In the entries below, find every line holding the string "this" and collect it.

═════ Dataset

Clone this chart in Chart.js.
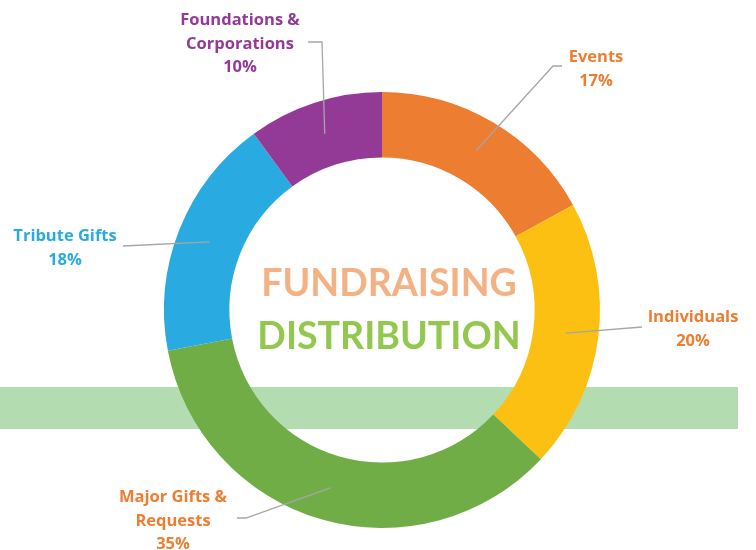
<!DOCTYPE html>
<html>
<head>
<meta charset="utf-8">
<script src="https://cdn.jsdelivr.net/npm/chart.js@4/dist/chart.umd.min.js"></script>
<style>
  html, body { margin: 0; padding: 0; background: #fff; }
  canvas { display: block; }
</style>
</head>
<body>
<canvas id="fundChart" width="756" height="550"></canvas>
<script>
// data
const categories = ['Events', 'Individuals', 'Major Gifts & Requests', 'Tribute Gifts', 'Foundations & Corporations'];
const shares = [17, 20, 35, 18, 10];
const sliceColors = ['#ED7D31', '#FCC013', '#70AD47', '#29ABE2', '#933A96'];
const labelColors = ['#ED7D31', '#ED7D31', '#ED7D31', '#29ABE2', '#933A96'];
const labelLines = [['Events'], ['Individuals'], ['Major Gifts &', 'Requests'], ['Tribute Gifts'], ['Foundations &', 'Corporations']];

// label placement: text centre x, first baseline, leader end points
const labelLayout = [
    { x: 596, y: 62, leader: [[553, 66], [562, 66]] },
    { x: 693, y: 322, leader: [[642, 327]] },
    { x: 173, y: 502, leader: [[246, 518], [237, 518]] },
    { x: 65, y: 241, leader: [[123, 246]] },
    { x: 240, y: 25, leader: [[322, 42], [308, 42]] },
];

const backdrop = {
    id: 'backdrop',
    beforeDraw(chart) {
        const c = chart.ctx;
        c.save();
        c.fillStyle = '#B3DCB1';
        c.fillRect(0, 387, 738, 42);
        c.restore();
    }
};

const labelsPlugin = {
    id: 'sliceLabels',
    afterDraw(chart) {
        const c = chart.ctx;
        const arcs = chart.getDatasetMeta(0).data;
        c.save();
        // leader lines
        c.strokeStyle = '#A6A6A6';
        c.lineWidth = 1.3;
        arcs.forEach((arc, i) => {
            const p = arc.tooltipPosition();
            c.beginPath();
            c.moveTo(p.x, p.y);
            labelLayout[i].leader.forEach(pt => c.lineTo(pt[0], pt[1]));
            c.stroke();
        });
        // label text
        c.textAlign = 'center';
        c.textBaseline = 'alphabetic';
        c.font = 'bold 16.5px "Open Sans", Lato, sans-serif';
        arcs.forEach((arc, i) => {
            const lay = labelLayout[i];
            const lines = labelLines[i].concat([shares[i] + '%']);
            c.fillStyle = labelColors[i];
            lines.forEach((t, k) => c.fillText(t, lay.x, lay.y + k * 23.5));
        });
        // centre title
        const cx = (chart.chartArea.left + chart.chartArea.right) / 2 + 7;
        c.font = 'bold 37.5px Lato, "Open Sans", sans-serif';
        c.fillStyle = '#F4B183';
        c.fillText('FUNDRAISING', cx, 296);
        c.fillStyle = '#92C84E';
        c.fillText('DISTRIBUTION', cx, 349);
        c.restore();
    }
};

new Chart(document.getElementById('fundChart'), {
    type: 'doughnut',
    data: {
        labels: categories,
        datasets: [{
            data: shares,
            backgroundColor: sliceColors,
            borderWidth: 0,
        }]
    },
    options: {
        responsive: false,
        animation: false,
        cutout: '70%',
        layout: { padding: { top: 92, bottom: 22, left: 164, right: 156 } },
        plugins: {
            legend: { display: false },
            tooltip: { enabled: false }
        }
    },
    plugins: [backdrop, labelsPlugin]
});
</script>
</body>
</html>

══════════
═════ Dataset

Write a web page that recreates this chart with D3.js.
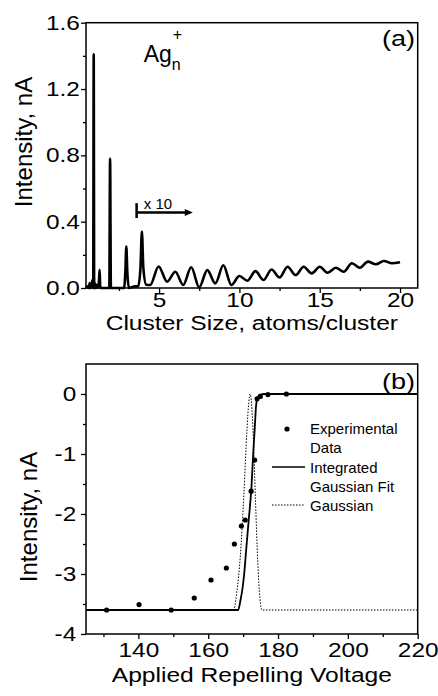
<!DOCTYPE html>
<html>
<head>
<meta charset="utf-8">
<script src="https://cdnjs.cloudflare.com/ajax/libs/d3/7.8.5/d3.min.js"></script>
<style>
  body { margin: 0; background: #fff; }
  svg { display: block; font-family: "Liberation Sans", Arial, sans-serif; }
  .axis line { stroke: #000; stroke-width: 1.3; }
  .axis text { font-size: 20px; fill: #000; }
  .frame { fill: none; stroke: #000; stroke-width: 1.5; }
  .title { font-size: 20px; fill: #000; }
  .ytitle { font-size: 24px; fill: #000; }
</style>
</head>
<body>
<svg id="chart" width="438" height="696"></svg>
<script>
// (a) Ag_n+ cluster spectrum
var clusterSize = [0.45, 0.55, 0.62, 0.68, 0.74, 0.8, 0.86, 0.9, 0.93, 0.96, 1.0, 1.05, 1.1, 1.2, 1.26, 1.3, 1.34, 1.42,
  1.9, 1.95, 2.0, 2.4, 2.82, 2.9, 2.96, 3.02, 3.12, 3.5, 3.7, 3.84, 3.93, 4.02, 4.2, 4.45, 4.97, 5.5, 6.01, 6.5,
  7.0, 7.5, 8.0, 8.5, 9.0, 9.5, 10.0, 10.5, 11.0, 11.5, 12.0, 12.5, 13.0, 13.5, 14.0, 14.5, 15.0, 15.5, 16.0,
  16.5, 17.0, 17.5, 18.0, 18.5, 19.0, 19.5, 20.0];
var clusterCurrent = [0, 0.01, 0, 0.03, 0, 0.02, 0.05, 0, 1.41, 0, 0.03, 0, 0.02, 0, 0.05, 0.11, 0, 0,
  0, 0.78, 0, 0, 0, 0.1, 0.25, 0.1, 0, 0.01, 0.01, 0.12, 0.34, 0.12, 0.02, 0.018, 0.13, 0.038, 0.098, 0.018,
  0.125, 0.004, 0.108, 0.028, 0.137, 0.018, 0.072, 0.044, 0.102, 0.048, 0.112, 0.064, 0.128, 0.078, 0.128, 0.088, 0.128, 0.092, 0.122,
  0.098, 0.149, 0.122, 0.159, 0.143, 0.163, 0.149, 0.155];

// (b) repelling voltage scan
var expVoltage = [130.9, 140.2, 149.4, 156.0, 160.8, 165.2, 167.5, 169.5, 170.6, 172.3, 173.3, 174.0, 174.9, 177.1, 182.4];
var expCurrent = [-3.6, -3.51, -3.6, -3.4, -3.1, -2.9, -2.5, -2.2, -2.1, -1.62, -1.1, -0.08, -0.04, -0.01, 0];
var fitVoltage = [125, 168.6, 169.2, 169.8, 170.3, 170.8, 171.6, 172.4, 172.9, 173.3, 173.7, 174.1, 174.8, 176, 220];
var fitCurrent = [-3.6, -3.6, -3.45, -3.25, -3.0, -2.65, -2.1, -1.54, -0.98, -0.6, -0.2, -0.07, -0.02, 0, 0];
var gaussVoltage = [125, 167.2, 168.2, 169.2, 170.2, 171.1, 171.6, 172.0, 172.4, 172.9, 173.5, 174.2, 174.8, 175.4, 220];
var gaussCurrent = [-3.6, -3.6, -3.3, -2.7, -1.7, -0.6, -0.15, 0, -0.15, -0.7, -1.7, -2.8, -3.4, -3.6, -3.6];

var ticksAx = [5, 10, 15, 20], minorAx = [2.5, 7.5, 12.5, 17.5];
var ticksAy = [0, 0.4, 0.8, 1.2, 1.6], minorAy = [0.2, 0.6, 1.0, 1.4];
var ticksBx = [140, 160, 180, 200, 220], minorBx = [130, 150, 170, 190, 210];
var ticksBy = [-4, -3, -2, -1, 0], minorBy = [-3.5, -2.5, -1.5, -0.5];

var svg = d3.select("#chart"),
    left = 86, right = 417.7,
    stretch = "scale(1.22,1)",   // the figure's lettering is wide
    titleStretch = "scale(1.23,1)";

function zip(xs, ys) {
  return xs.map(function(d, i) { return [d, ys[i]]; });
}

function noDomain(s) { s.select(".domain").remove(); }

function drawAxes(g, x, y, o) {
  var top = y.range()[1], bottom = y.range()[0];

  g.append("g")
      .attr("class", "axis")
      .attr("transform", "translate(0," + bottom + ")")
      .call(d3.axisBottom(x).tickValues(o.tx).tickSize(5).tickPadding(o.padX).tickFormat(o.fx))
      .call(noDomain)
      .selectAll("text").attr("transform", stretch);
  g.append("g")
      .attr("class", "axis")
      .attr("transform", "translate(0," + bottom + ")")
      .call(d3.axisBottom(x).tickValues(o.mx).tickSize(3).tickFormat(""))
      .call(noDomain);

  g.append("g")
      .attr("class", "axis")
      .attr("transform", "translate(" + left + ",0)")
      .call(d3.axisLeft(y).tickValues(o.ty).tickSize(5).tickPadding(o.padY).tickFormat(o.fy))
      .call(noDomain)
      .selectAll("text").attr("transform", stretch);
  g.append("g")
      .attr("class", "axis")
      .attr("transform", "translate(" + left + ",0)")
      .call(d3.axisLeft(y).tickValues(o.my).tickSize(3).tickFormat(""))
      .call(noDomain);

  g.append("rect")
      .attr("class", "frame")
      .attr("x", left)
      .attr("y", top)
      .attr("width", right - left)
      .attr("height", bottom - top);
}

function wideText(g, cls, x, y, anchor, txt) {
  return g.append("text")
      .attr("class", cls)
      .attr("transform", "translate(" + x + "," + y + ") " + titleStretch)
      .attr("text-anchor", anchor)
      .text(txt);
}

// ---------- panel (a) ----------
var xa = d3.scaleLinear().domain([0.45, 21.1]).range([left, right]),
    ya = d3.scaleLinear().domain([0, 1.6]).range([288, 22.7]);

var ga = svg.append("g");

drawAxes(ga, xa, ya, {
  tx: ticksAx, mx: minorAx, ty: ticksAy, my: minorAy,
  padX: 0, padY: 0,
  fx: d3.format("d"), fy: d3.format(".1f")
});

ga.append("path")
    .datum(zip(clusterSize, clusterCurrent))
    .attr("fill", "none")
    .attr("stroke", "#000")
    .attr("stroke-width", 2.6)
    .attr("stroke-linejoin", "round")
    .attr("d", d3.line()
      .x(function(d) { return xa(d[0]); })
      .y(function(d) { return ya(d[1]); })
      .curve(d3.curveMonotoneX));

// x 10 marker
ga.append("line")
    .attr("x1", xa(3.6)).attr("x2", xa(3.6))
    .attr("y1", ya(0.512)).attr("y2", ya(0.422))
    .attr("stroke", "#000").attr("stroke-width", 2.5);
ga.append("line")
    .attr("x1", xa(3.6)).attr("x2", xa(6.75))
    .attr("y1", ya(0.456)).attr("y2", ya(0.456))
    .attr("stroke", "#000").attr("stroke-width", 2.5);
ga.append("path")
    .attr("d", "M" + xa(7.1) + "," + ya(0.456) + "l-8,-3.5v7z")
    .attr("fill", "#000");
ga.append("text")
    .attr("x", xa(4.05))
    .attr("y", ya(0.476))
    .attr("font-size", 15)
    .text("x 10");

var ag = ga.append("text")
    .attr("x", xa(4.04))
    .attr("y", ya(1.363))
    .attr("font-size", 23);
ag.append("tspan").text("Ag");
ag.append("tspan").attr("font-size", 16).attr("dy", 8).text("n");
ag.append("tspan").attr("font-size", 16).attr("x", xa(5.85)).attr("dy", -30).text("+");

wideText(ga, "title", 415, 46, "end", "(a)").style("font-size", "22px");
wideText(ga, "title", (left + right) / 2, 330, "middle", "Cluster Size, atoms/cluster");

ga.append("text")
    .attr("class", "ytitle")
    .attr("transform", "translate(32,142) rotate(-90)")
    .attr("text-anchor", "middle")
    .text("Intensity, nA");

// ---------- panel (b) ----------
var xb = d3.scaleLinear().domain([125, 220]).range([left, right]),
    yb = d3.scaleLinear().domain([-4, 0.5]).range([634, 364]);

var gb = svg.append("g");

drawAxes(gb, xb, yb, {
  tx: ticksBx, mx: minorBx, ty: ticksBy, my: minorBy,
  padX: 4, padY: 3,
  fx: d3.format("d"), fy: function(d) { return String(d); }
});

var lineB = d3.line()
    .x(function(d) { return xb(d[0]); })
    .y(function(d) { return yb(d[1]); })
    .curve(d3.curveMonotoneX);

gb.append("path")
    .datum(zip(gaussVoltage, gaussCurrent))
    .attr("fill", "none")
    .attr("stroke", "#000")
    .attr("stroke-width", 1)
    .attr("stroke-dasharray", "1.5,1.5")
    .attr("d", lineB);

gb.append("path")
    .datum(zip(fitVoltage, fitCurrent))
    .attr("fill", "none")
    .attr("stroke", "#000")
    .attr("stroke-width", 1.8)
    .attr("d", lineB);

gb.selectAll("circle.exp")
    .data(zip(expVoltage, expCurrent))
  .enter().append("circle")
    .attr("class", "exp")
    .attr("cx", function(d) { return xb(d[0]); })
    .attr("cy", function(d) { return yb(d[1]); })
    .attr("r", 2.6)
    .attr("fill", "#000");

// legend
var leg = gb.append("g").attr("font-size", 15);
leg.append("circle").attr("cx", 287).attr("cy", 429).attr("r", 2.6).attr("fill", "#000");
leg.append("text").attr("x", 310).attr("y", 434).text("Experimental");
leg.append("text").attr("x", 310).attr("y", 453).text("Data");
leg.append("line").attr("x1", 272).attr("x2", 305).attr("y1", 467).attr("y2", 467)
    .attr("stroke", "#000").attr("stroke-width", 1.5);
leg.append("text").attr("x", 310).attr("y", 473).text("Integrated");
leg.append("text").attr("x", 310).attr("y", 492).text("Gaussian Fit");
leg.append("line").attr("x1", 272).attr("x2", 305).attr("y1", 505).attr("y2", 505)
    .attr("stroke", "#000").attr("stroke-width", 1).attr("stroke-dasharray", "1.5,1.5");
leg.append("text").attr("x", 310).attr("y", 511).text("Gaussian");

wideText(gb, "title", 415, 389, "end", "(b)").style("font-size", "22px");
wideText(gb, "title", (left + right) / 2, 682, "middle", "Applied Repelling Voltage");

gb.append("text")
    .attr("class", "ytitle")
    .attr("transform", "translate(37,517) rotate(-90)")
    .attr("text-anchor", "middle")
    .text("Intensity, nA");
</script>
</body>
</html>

══════════

| Completed exercise |
Clone this chart in Chart.js.
Write a web page that recreates this chart with D3.js.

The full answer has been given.